The Canadian Industrial Product Price Index declined 0.3 percent in September, mainly as a result of lower prices for energy and petroleum products, according to Statistics Canada. The Raw Materials Price Index rose 3 percent, led by higher prices for crude energy products.
Among the 21 major commodity groups included in the IPPI, 15 were up, four were down and two were unchanged.
The decline in the IPPI in September was primarily due to lower prices for energy and petroleum products (-3.6 percent), particularly motor gasoline (-7 percent), which posted its largest decline since January 2015. Higher prices for diesel fuel (+1.7 percent) moderated the decline in energy and petroleum products. The IPPI excluding energy and petroleum products increased 0.2 percent in September and has risen 7.7 percent since September 2013.
Lower prices for chemicals and chemical products (-0.8 percent), specifically petrochemicals (-5.4 percent) and ammonia and chemical fertilizers (-1.8 percent), also contributed to the IPPI decline. The decrease in chemicals and chemical products was somewhat mitigated by higher prices for other basic inorganic chemicals (+1.9 percent).
Higher prices for motorized and recreational vehicles (+0.6 percent) and primary non-ferrous metal products (+1.3 percent) helped moderate the decline in the IPPI in September. The gain in motorized and recreational vehicles was led by passenger cars and light trucks (+0.7 percent), motor vehicle engines and motor vehicle parts (+0.5 percent) as well as aircraft (+0.8 percent).
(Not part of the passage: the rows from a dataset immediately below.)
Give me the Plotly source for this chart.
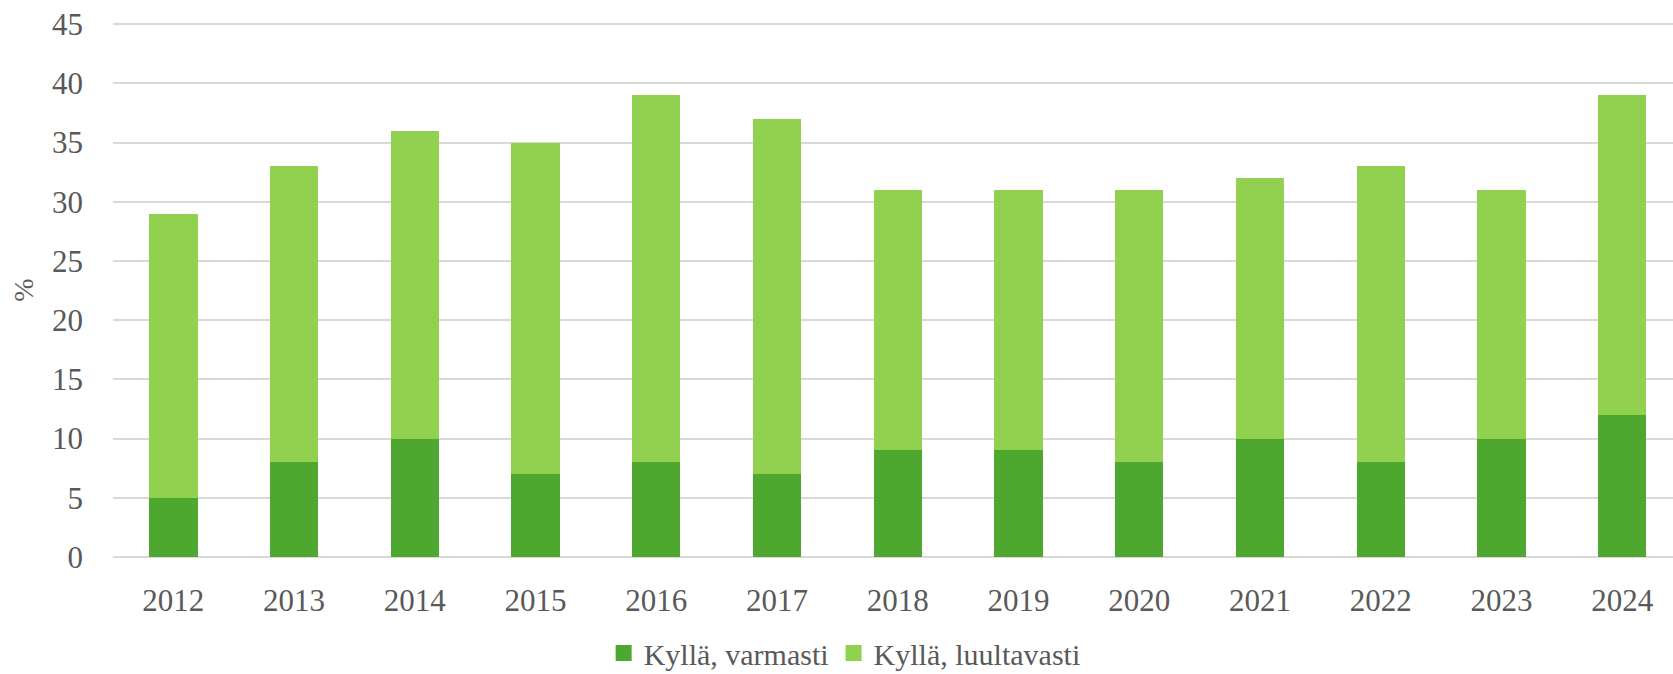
import plotly.graph_objects as go

years = ["2012", "2013", "2014", "2015", "2016", "2017", "2018", "2019", "2020", "2021", "2022", "2023", "2024"]
varmasti = [5, 8, 10, 7, 8, 7, 9, 9, 8, 10, 8, 10, 12]
luultavasti = [24, 25, 26, 28, 31, 30, 22, 22, 23, 22, 25, 21, 27]
y_ticks = [0, 5, 10, 15, 20, 25, 30, 35, 40, 45]
series_names = ["Kyllä, varmasti", "Kyllä, luultavasti"]
series_colors = ["#4EA72E", "#92D050"]

font_family = '"Liberation Serif", "Times New Roman", serif'
text_color = "#595959"

fig = go.Figure()
for vals, name, color in zip([varmasti, luultavasti], series_names, series_colors):
    fig.add_trace(go.Bar(x=years, y=vals, name=name, legendgroup=name, showlegend=False,
                         marker=dict(color=color, line=dict(width=0)), width=0.4))
for name, color in zip(series_names, series_colors):
    fig.add_trace(go.Scatter(x=[None], y=[None], mode="markers", name=name, legendgroup=name,
                             marker=dict(symbol="square", size=20, color=color), showlegend=True))

fig.update_layout(
    barmode="stack",
    width=1673, height=674,
    margin=dict(l=113, r=0, t=23, b=117, autoexpand=False),
    plot_bgcolor="white", paper_bgcolor="white",
    font=dict(family=font_family, color=text_color, size=31),
    showlegend=True,
    legend=dict(orientation="h", x=0.469, xanchor="center", y=-0.18, yanchor="middle",
                font=dict(size=30, color=text_color, family=font_family),
                itemsizing="trace", traceorder="normal", itemwidth=30),
    xaxis=dict(type="category", range=[-0.5, 12.42], showgrid=False, showline=False,
               ticks="", tickfont=dict(size=31, family=font_family), ticklabelstandoff=22),
    yaxis=dict(range=[0, 45.1], tickvals=y_ticks, showgrid=True, gridcolor="#d9d9d9",
               gridwidth=1.5, zeroline=True, zerolinecolor="#d9d9d9", zerolinewidth=1.5,
               tickfont=dict(size=31, family=font_family), ticklabelstandoff=29,
               title=dict(text="%", font=dict(size=28, family=font_family), standoff=10)),
)

fig.write_html("out.html", config={"displayModeBar": False},
               post_script="document.body.style.margin='0';document.body.style.overflow='hidden';")
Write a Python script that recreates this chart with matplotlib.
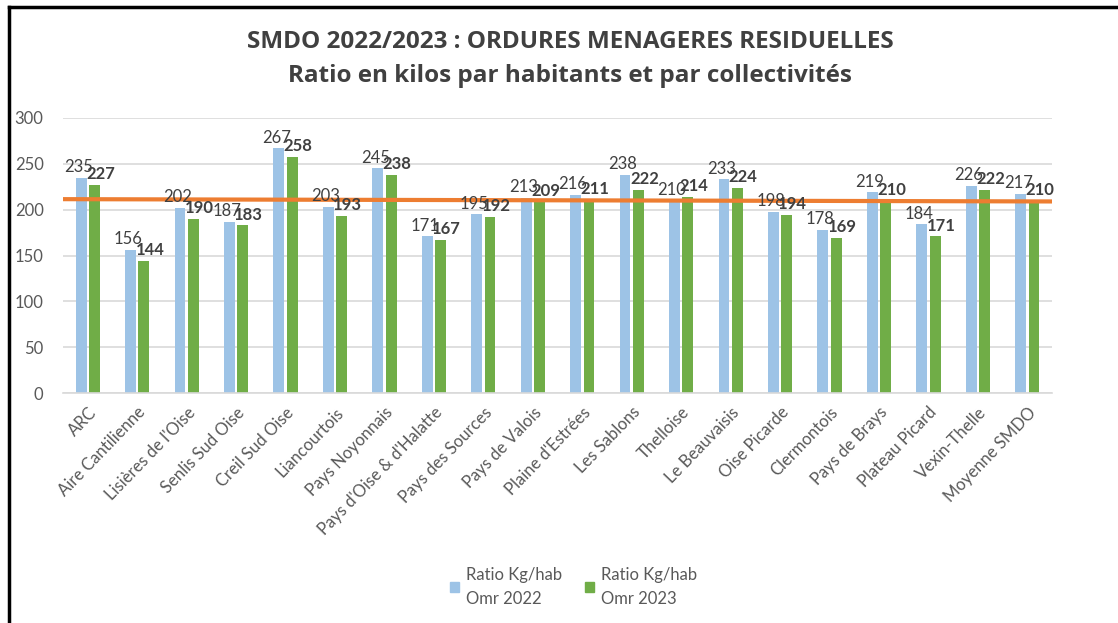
import matplotlib
matplotlib.use("Agg")
import matplotlib.pyplot as plt
import numpy as np
from matplotlib.lines import Line2D
from matplotlib.patches import Patch

categories = ["ARC", "Aire Cantilienne", "Lisières de l'Oise", "Senlis Sud Oise",
              "Creil Sud Oise", "Liancourtois", "Pays Noyonnais", "Pays d'Oise & d'Halatte",
              "Pays des Sources", "Pays de Valois", "Plaine d'Estrées", "Les Sablons",
              "Thelloise", "Le Beauvaisis", "Oise Picarde", "Clermontois", "Pays de Brays",
              "Plateau Picard", "Vexin-Thelle", "Moyenne SMDO"]
ratio_2022 = [235, 156, 202, 187, 267, 203, 245, 171, 195, 213, 216, 238, 210, 233,
              198, 178, 219, 184, 226, 217]
ratio_2023 = [227, 144, 190, 183, 258, 193, 238, 167, 192, 209, 211, 222, 214, 224,
              194, 169, 210, 171, 222, 210]
# hand-drawn average line (left end, right end)
avg_line = [211.5, 209]

c_blue = "#9DC3E6"
c_green = "#70AD47"
c_orange = "#ED7D31"
c_text = "#595959"
c_dark = "#404040"

plt.rcParams["font.family"] = ["Lato", "DejaVu Sans"]

fig = plt.figure(figsize=(11.18, 6.23), dpi=100)
ax = fig.add_axes([0.0564, 0.369, 0.8846, 0.4416])

x = np.arange(len(categories))
w = 0.22
off = 0.135
ax.bar(x - off, ratio_2022, w, color=c_blue, zorder=2)
ax.bar(x + off, ratio_2023, w, color=c_green, zorder=2)

for xi, v in zip(x, ratio_2022):
    ax.text(xi - off - 0.05, v + 3, str(v), ha="center", va="bottom",
            fontsize=12, color=c_dark, zorder=4)
for xi, v in zip(x, ratio_2023):
    ax.text(xi + off + 0.12, v + 3, str(v), ha="center", va="bottom",
            fontsize=12, color=c_dark, fontweight="bold", zorder=4)

ax.plot([-0.5, len(categories) - 0.5], avg_line, color=c_orange, lw=3, zorder=3)

ax.set_xlim(-0.5, len(categories) - 0.5)
ax.set_ylim(0, 300)
ax.set_yticks(range(0, 301, 50))
ax.yaxis.grid(True, color="#D9D9D9", lw=1.2, zorder=0)
ax.set_axisbelow(True)
for s in ["top", "right", "left"]:
    ax.spines[s].set_visible(False)
ax.spines["bottom"].set_color("#D9D9D9")
ax.spines["bottom"].set_linewidth(1.2)
ax.tick_params(axis="both", length=0, colors=c_text, labelsize=12)
ax.tick_params(axis="y", pad=14)
ax.set_xticks(x)
ax.set_xticklabels(categories, rotation=46, ha="right", rotation_mode="anchor")
ax.tick_params(axis="x", pad=8)

title_font = ["Open Sans", "DejaVu Sans"]
fig.text(0.51, 0.933, "SMDO 2022/2023 : ORDURES MENAGERES RESIDUELLES",
         ha="center", va="center", fontsize=17.5, fontweight="bold", color=c_dark,
         family=title_font)
fig.text(0.51, 0.878, "Ratio en kilos par habitants et par collectivités",
         ha="center", va="center", fontsize=17.5, fontweight="bold", color=c_dark,
         family=title_font)

handles = [Patch(color=c_blue), Patch(color=c_green)]
leg = fig.legend(handles, ["Ratio Kg/hab\nOmr 2022", "Ratio Kg/hab\nOmr 2023"],
                 loc="center", bbox_to_anchor=(0.513, 0.058), ncol=2, frameon=False,
                 fontsize=12, labelcolor=c_text, handlelength=0.55, handleheight=0.55,
                 handletextpad=0.4, columnspacing=1.4)
for t in leg.get_texts():
    t.set_linespacing(1.6)

# frame lines (left and top) like the screenshot
fig.add_artist(Line2D([0.008, 0.008], [0, 0.988], color="black", lw=2.5,
                      transform=fig.transFigure))
fig.add_artist(Line2D([0.008, 1.0], [0.988, 0.988], color="black", lw=2.5,
                      transform=fig.transFigure))

fig.savefig("out.png", dpi=100)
Higher prices for motorized and recreational vehicles were closely linked to the depreciation of the Canadian dollar relative to the US dollar.
The increase in primary non-ferrous metal products (+1.3 percent) was mainly led by higher prices for unwrought copper and copper alloys (+5.5 percent), which posted their largest gain since September 2012. Also contributing to the increase was unwrought aluminum and aluminum alloys (+2.5 percent) as well as unwrought precious metals and precious metal alloys (+0.5 percent).
Some IPPI prices are reported in US dollars and are converted to Canadian dollars using the average monthly exchange rate. Consequently, any change in the value of the Canadian dollar relative to the US dollar will affect the level of the index. From August to September 2015, the Canadian dollar depreciated 0.9 percent relative to the US dollar. If the exchange rate had remained constant, the IPPI would have decreased 0.5 percent instead of decreasing 0.3 percent.
Over the 12-month period ending in September, the IPPI declined 0.4 percent. The main reason for the year-over-year decline was energy and petroleum products (-23.9 percent), specifically lower prices for motor gasoline (-22.9 percent), diesel fuel (-24.8 percent), light fuel oils (-23.9 percent) and heavy fuel oils (-43.6 percent). The IPPI excluding energy and petroleum products increased 4.2 percent in September.
Chemicals and chemical products (-5.3 percent) also contributed to the decline in the IPPI, led by lower prices for petrochemicals (-34.7 percent). Meanwhile, higher prices for ammonia and chemical fertilizers (+11.8 percent) and chemical products, not elsewhere classified (+7.4 percent) moderated the decline in the commodity group.
Higher year-over-year prices for motorized and recreational vehicles (+13.4 percent), specifically passenger cars and light trucks (+14 percent), motor vehicle engines and motor vehicle parts (+9 percent) as well as aircraft (+21.4 percent), largely moderated the year-over-year decline in the IPPI.
Higher prices for meat, fish, and dairy products (+5.1 percent), specifically higher year-over-year prices for fresh and frozen beef and veal (+14.1 percent) and, to a lesser extent, fresh and frozen pork (+6.5 percent) also tempered the IPPI decrease.
The RMPI rose 3 percent in September, after declining 6.8 percent in August. Of the six major commodity groups, three were up and three were down. The main reason for the increase in the RMPI was higher prices for crude energy products (+8.2 percent), specifically conventional crude oil (+8.7 percent). The RMPI excluding crude energy products edged down 0.1 percent.
Higher prices for metal ores, concentrates and scrap (+1.1 percent) contributed to the increase in the RMPI, while lower prices for animals and animal products (-1.3 percent) moderated the gain.
The RMPI declined 20.9 percent over the 12-month period ending in September. Lower prices for crude energy products (-39.6 percent) were largely responsible for the decline, specifically conventional crude oil (-40.5 percent). The RMPI excluding crude energy products declined 0.7 percent from the same month last year.
Metal ores, concentrates and scrap (-6.3 percent) also contributed to the year-over-year decline in the RMPI, while higher prices for crop products (+7.9 percent) helped moderate the RMPI.